15. De rechtbank ziet geen mogelijkheid om dit gebrek te passeren met toepassing van artikel 6:22 van de Awb en ziet ook geen aanleiding om de rechtsgevolgen in stand te laten. De rechtbank verwijst hiervoor naar hetgeen onder 12. van deze uitspraak is overwogen ten aanzien van de motivering in het voornemen.
16. De rechtbank veroordeelt verweerder in de door eiser in beroep gemaakte proceskosten. Deze kosten stelt de rechtbank op grond van het Besluit proceskosten bestuursrecht voor de door een derde beroepsmatig verleende rechtsbijstand vast op € 907,- (1 punt voor het indienen van het beroepschrift met een waarde per punt van € 907,- en wegingsfactor 1).
Beslissing
- verklaart het beroep gegrond;
- vernietigt het bestreden besluit, voor zover het gaat om de beoordeling van artikel 8 van het EVRM;
- draagt verweerder op, met inachtneming van deze uitspraak, een nieuw besluit te nemen;
- veroordeelt verweerder in de proceskosten van eiser tot een bedrag van € 907,-.
Deze uitspraak is gedaan door mr. E.C. Harting, rechter, in aanwezigheid van mr. B. Tijssen, griffier.

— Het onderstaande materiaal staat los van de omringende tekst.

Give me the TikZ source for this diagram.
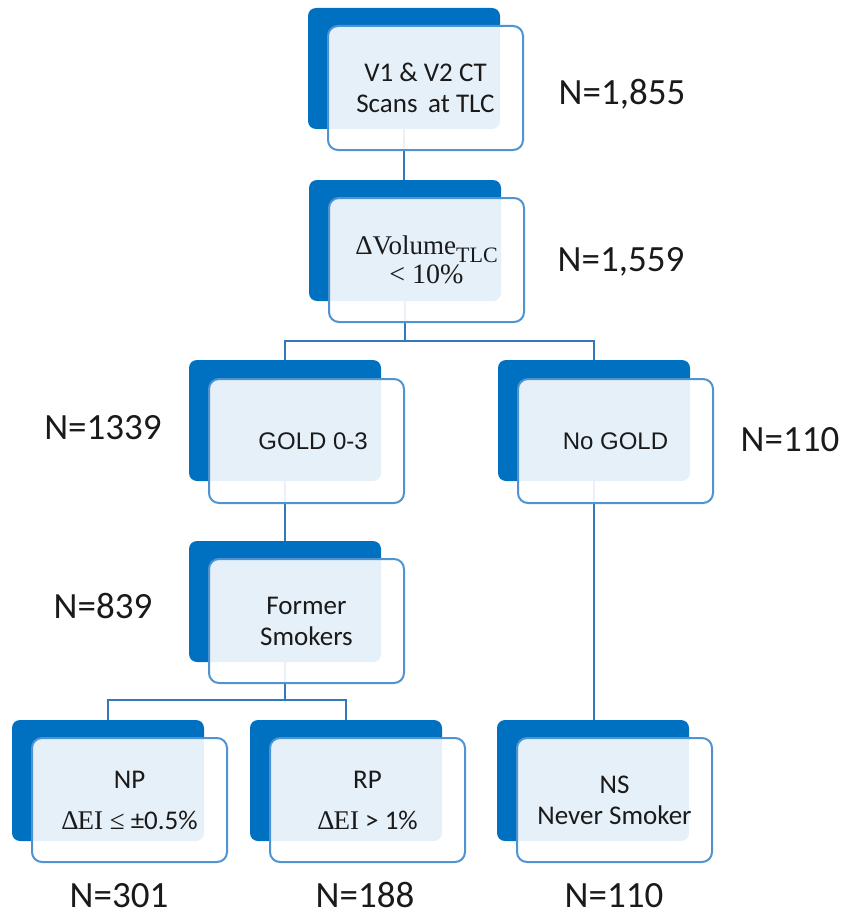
\documentclass[tikz,border=0pt]{standalone}
\usepackage{fontspec}
\setmainfont{Carlito}
\newfontfamily\arialf{Liberation Sans}
\newfontfamily\tnrf{Liberation Serif}
\usetikzlibrary{backgrounds}
\definecolor{backblue}{HTML}{0070C0}
\definecolor{edgeblue}{HTML}{4F93D2}
\definecolor{linkblue}{HTML}{3378BD}
\definecolor{txt}{HTML}{1A1A1A}
\tikzset{
  backbox/.style={draw=none, fill=backblue, rounded corners=4pt, minimum width=96pt, minimum height=60.5pt, inner sep=0pt},
  frontbox/.style={draw=edgeblue, line width=1pt, fill=white, fill opacity=0.9, text opacity=1, rounded corners=5pt, minimum width=97.5pt, minimum height=62pt, inner sep=0pt, align=center, text=txt, font=\fontsize{13.5}{15.5}\selectfont},
  link/.style={draw=linkblue, line width=1.2pt},
  nlabel/.style={anchor=base, text=txt, font=\fontsize{18.5}{20}\selectfont, inner sep=0pt}
}
\begin{document}
\begin{tikzpicture}[x=0.5pt,y=-0.5pt]
\useasboundingbox (0,0) rectangle (848,915);
% boxes
\node[backbox] (b1) at (404,68.5) {};
\node[frontbox] (f1) at (425.5,88) {V1 \& V2 CT\\Scans\, at TLC};
\node[backbox] (b2) at (405,240.5) {};
\node[frontbox] (f2) at (426.5,260) {\tnrf\fontsize{13.5}{13.5}\selectfont ΔVolume\raisebox{-0.3em}{\fontsize{11}{11}\selectfont TLC}\\[-1pt]\tnrf\fontsize{14}{14}\selectfont {<} 10\%};
\node[backbox] (b3) at (285,420.5) {};
\node[frontbox] (f3) at (306.5,441) {\arialf\fontsize{12}{14}\selectfont\ \ GOLD 0-3};
\node[backbox] (b4) at (594,420.5) {};
\node[frontbox] (f4) at (615.5,441) {\arialf\fontsize{12}{14}\selectfont No GOLD};
\node[backbox] (b5) at (285,601.5) {};
\node[frontbox] (f5) at (306.5,621) {Former\\Smokers};
\node[backbox] (b6) at (108,780.5) {};
\node[frontbox] (f6) at (129.5,800) {NP\\[5pt]{\tnrf Δ\kern-0.5pt EI ≤} ±0.5\%};
\node[backbox] (b7) at (346,780.5) {};
\node[frontbox] (f7) at (367.5,800) {RP\\[5pt]{\tnrf Δ\kern-0.5pt EI} {>} 1\%};
\node[backbox] (b8) at (593,780.5) {};
\node[frontbox] (f8) at (614.5,800) {NS\\Never Smoker};
% junctions
\coordinate (j2) at (405,341);
\coordinate (j5) at (285,700);
\begin{scope}[on background layer]
\draw[link] (b1.south) -- (b1.south |- b2.north);
\draw[link] (b2.south) -- (j2);
\draw[link] (b3.north) |- (j2) -| (b4.north);
\draw[link] (b3.south) -- (b3.south |- b5.north);
\draw[link] (b5.south) -- (j5);
\draw[link] (b6.north) |- (j5) -| (b7.north);
\draw[link] (b4.south) -- (b4.south |- b8.north);
\end{scope}
% labels
\node[nlabel] (n1) at (622,104.5) {N=1,855};
\node[nlabel] (n2) at (621,271.5) {N=1,559};
\node[nlabel] (n3) at (103,439.5) {N=1339};
\node[nlabel] (n4) at (790,451.5) {N=110};
\node[nlabel] (n5) at (103,618.5) {N=839};
\node[nlabel] (n6) at (119,907) {N=301};
\node[nlabel] (n7) at (365,907) {N=188};
\node[nlabel] (n8) at (614,907) {N=110};
\end{tikzpicture}
\end{document}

Uitgesproken in het openbaar en bekendgemaakt op:
Informatie over hoger beroep
Een partij die het niet eens is met deze uitspraak, kan een hogerberoepschrift sturen naar de Afdeling bestuursrechtspraak van de Raad van State waarin wordt uitgelegd waarom deze partij het niet eens is met de uitspraak. Het hogerberoepschrift moet worden ingediend binnen 4 weken na de dag waarop deze uitspraak is verzonden. Kan de indiener de behandeling van het hoger beroep niet afwachten, omdat de zaak spoed heeft, dan kan de indiener de voorzieningenrechter van de Afdeling bestuursrechtspraak van de Raad van State vragen om een voorlopige voorziening (een tijdelijke maatregel) te treffen.